One mannequin wore a psychedelic pantsuit and top hat slashed by a baby-blue belt. Another mannequin sported paint-smeared black sweats and a collared, cascading, orange-satin robe. These two outfits were inspired respectively by Grace Jones, the Jamaican-American actress, supermodel and Grammy-winning singer, and Iman, the Somalian fashion model noted for her pioneering work in ethnic-cosmetics.
The outfits constitute only a fraction of those on display as part of the exhibition “Black Beauty, Glitz and Glamour,” a fashion and photography show on view at the South Dallas Cultural Center (SDCC). This exhibit highlights the beauty and accomplishments of black, female celebrities.

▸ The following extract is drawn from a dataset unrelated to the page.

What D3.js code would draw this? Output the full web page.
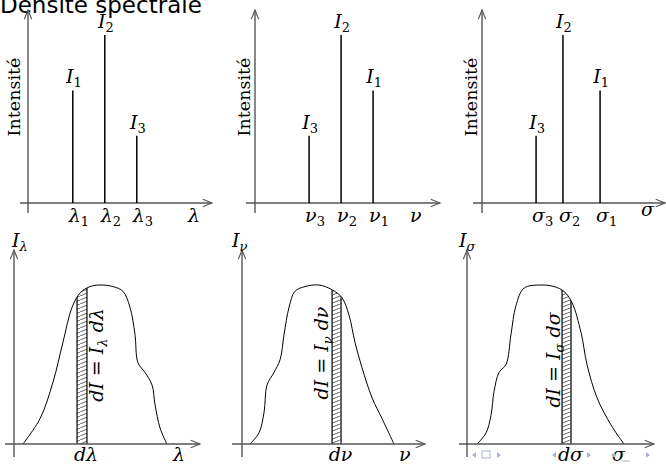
<!DOCTYPE html>
<html>
<head>
<meta charset="utf-8">
<script src="https://cdn.jsdelivr.net/npm/d3@7"></script>
<style>
  body { margin: 0; background: #fff; }
  svg { display: block; }
</style>
</head>
<body>
<div id="chart"></div>
<script>
// raies discrètes : intensités I1, I2, I3 et positions sur chaque axe
const intensities = [0.67, 1.0, 0.40];
const lineNames = ["1", "2", "3"];
const lambdaPos = [1.4, 2.4, 3.4];
const nuPos = [3.69, 2.69, 1.69];
const sigmaPos = [3.69, 2.53, 1.69];

// densités continues [abscisse, intensité]
const lambdaCurve = [[0.56, 0], [1.63, 0.16], [2.44, 0.39], [3.06, 0.64], [3.63, 0.86], [4.13, 0.95],
  [4.75, 0.99], [5.38, 1.0], [6.19, 0.99], [6.81, 0.96], [7.25, 0.86], [7.56, 0.69], [7.75, 0.51],
  [8.19, 0.45], [8.63, 0.37], [8.81, 0.25], [9.13, 0.10], [9.56, 0]];
const nuCurve = [[0.5, 0], [1.06, 0.07], [1.38, 0.20], [1.56, 0.37], [2.0, 0.45], [2.38, 0.53],
  [2.63, 0.69], [2.94, 0.86], [3.31, 0.96], [3.94, 0.99], [4.81, 1.0], [5.63, 0.97], [6.25, 0.92],
  [6.69, 0.81], [7.06, 0.64], [7.5, 0.48], [8.13, 0.29], [8.75, 0.16], [9.5, 0]];
const sigmaCurve = [[0.63, 0], [1.19, 0.07], [1.5, 0.18], [1.69, 0.33], [2.0, 0.45], [2.44, 0.5],
  [2.75, 0.69], [3.06, 0.87], [3.56, 0.98], [4.63, 1.0], [5.44, 0.99], [6.06, 0.96], [6.56, 0.89],
  [7.13, 0.70], [7.5, 0.50], [8.13, 0.29], [9.0, 0.12], [9.81, 0]];
// bande élémentaire hachurée
const stripLambda = [3.94, 4.56];
const stripNu = [5.63, 6.19];
const stripSigma = [5.94, 6.5];

const W = 666, H = 464;
const serif = "'DejaVu Serif', serif";
const axisColor = "#555";

const svg = d3.select("#chart").append("svg").attr("width", W).attr("height", H);

// motif de hachures
const defs = svg.append("defs");
defs.append("pattern")
  .attr("id", "hatch")
  .attr("patternUnits", "userSpaceOnUse")
  .attr("width", 10).attr("height", 4)
  .append("path")
  .attr("d", "M0,4 L10,0 M-10,4 L0,0 M10,4 L20,0")
  .attr("stroke", "#222").attr("stroke-width", 0.7);

svg.append("text")
  .attr("x", 0).attr("y", 13)
  .style("font-family", "'DejaVu Sans', sans-serif")
  .style("font-size", "23px")
  .text("Densité spectrale");

function arrowAxis(g, x1, y1, x2, y2) {
  g.append("line").attr("x1", x1).attr("y1", y1).attr("x2", x2).attr("y2", y2)
    .attr("stroke", axisColor).attr("stroke-width", 1.4);
  const a = Math.atan2(y2 - y1, x2 - x1);
  const L = 10, S = 0.38;
  const p = [[x2 - L * Math.cos(a - S), y2 - L * Math.sin(a - S)], [x2, y2],
    [x2 - L * Math.cos(a + S), y2 - L * Math.sin(a + S)]];
  g.append("path").attr("d", d3.line()(p)).attr("fill", "none")
    .attr("stroke", axisColor).attr("stroke-width", 1.1);
}

// symbole avec indice : I_2, λ_1 ...
function mathLabel(g, x, y, main, sub, anchor, size) {
  size = size || 19;
  const t = g.append("text").attr("x", x).attr("y", y)
    .attr("text-anchor", anchor || "start")
    .style("font-family", serif).style("font-size", size + "px");
  t.append("tspan").style("font-style", "italic").text(main);
  if (sub) {
    const isDigit = /\d/.test(sub);
    t.append("tspan").attr("dy", 4).style("font-size", Math.round(size * 0.68) + "px")
      .style("font-style", isDigit ? "normal" : "italic").text(sub);
  }
  return t;
}

// ---- rangée du haut : spectres de raies ----
const yTop = d3.scaleLinear().domain([0, 1]).range([203, 35]);
const topPanels = [
  { ox: 28, x0: 20, x1: 212, pos: lambdaPos, sym: "λ", labX: 188, labY: 222, intX: 20 },
  { ox: 255, x0: 246, x1: 440, pos: nuPos, sym: "ν", labX: 410, labY: 222, intX: 250 },
  { ox: 482, x0: 473, x1: 665, pos: sigmaPos, sym: "σ", labX: 641, labY: 216, intX: 477 }
];

topPanels.forEach(p => {
  const g = svg.append("g");
  const x = d3.scaleLinear().domain([0, 6]).range([p.ox, p.ox + 192]);
  arrowAxis(g, p.x0, yTop(0), p.x1, yTop(0));
  arrowAxis(g, p.ox, 213, p.ox, 10);

  g.selectAll("line.raie").data(p.pos).join("line")
    .attr("class", "raie")
    .attr("x1", d => x(d)).attr("x2", d => x(d))
    .attr("y1", yTop(0)).attr("y2", (d, i) => yTop(intensities[i]))
    .attr("stroke", "#000").attr("stroke-width", 1.5);

  p.pos.forEach((d, i) => {
    mathLabel(g, x(d) + 1, yTop(intensities[i]) - 7, "I", lineNames[i], "middle");
    mathLabel(g, x(d) - 4, 222, p.sym, lineNames[i], "start");
  });
  mathLabel(g, p.labX, p.labY, p.sym, null, "start");

  g.append("text")
    .attr("transform", `translate(${p.intX},97) rotate(-90)`)
    .attr("text-anchor", "middle")
    .style("font-family", serif).style("font-size", "17.5px")
    .text("Intensité");
});

// ---- rangée du bas : densités continues ----
const yBot = d3.scaleLinear().domain([0, 1]).range([444, 285]);
const botPanels = [
  { ox: 14, x0: 5, x1: 200, curve: lambdaCurve, strip: stripLambda, sym: "λ",
    yLabX: 12, symX: 173, txtX: 103, txtY: 355 },
  { ox: 242, x0: 232, x1: 425, curve: nuCurve, strip: stripNu, sym: "ν",
    yLabX: 232, symX: 399, txtX: 328, txtY: 353 },
  { ox: 467, x0: 459, x1: 654, curve: sigmaCurve, strip: stripSigma, sym: "σ",
    yLabX: 459, symX: 612, txtX: 560, txtY: 360 }
];

botPanels.forEach((p, k) => {
  const g = svg.append("g");
  const x = d3.scaleLinear().domain([0, 10]).range([p.ox, p.ox + 160]);
  const curveType = d3.curveCatmullRom.alpha(0.5);

  const clipId = "clip" + k;
  defs.append("clipPath").attr("id", clipId).append("path")
    .attr("d", d3.area().x(d => x(d[0])).y0(yBot(0)).y1(d => yBot(d[1])).curve(curveType)(p.curve));

  const sg = g.append("g").attr("clip-path", `url(#${clipId})`);
  sg.append("rect")
    .attr("x", x(p.strip[0])).attr("width", x(p.strip[1]) - x(p.strip[0]))
    .attr("y", yBot(1.1)).attr("height", yBot(0) - yBot(1.1))
    .attr("fill", "url(#hatch)");
  sg.selectAll("line").data(p.strip).join("line")
    .attr("x1", d => x(d)).attr("x2", d => x(d))
    .attr("y1", yBot(0)).attr("y2", yBot(1.1))
    .attr("stroke", "#000").attr("stroke-width", 1.2);

  g.append("path")
    .attr("d", d3.line().x(d => x(d[0])).y(d => yBot(d[1])).curve(curveType)(p.curve))
    .attr("fill", "none").attr("stroke", "#000").attr("stroke-width", 1);

  arrowAxis(g, p.x0, yBot(0), p.x1, yBot(0));
  arrowAxis(g, p.ox, 457, p.ox, 250);

  mathLabel(g, p.yLabX, 247, "I", p.sym, "start");
  mathLabel(g, p.symX, 461, p.sym, null, "start");
  const mid = (x(p.strip[0]) + x(p.strip[1])) / 2 + 4;
  mathLabel(g, mid, 461, "d" + p.sym, null, "middle");

  const t = g.append("text")
    .attr("transform", `translate(${p.txtX},${p.txtY}) rotate(-90)`)
    .attr("text-anchor", "middle")
    .style("font-family", serif).style("font-size", "19px");
  t.append("tspan").style("font-style", "italic").text("dI");
  t.append("tspan").text(" = ");
  t.append("tspan").style("font-style", "italic").text("I");
  t.append("tspan").attr("dy", 4).style("font-size", "13px").style("font-style", "italic").text(p.sym);
  t.append("tspan").attr("dy", -4).style("font-style", "italic").text(" d" + p.sym);
});

// symboles de navigation (beamer)
const nav = svg.append("g").attr("fill", "#a9b4d2").attr("stroke", "#a9b4d2");
[[474, -1], [499, 1], [554, -1], [589, 1], [613, -1], [648, 1]].forEach(([cx, dir]) => {
  nav.append("path").attr("stroke", "none")
    .attr("d", `M${cx - 2 * dir},452 L${cx + 2 * dir},455 L${cx - 2 * dir},458 Z`);
});
nav.append("rect").attr("x", 482).attr("y", 451).attr("width", 8).attr("height", 7)
  .attr("fill", "none").attr("stroke-width", 1);
nav.append("line").attr("x1", 621).attr("x2", 630).attr("y1", 461).attr("y2", 461).attr("stroke-width", 1);
</script>
</body>
</html>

“Historically, African-American women have rarely been the subject of discussion around beauty, style and fashion in general. This was an opportunity to address that discrepancy and highlight their accomplishments,” said John Spriggins, the general manager of the SDCC.
Designers and fashion stylists Patrick Wright and Pucci Lisenbee organized and curated the exhibit. Wright and Lisenbee integrated photographs, text and clothing to portray the marginalized beauty of African-American women and illustrate their accomplishments.
The photographs were sourced from the archives of the African American Museum at Fair Park and the outfits were designed by Wright and Lisenbee themselves.
Each outfit was seemingly inspired by a particular black, female entertainer or celebrity. A historic photograph of each woman was accompanied by a paragraph highlighting their respective achievements, posted on the wall near each outfit.
The array of styles, textures, cuts and colors was dazzling. The total number of outfits hovers around 40—each one fresh and unique.
Unfortunately, the variety is overwhelming rather than informative due to a lack of coordination between the text, photographs and clothing.
While proximity between an outfit and photograph suggested a correspondence, no particular dress is linked to a specific entertainer or photo. This creates a challenge for viewers seeking information while enjoying the innovative beauty of the ensembles.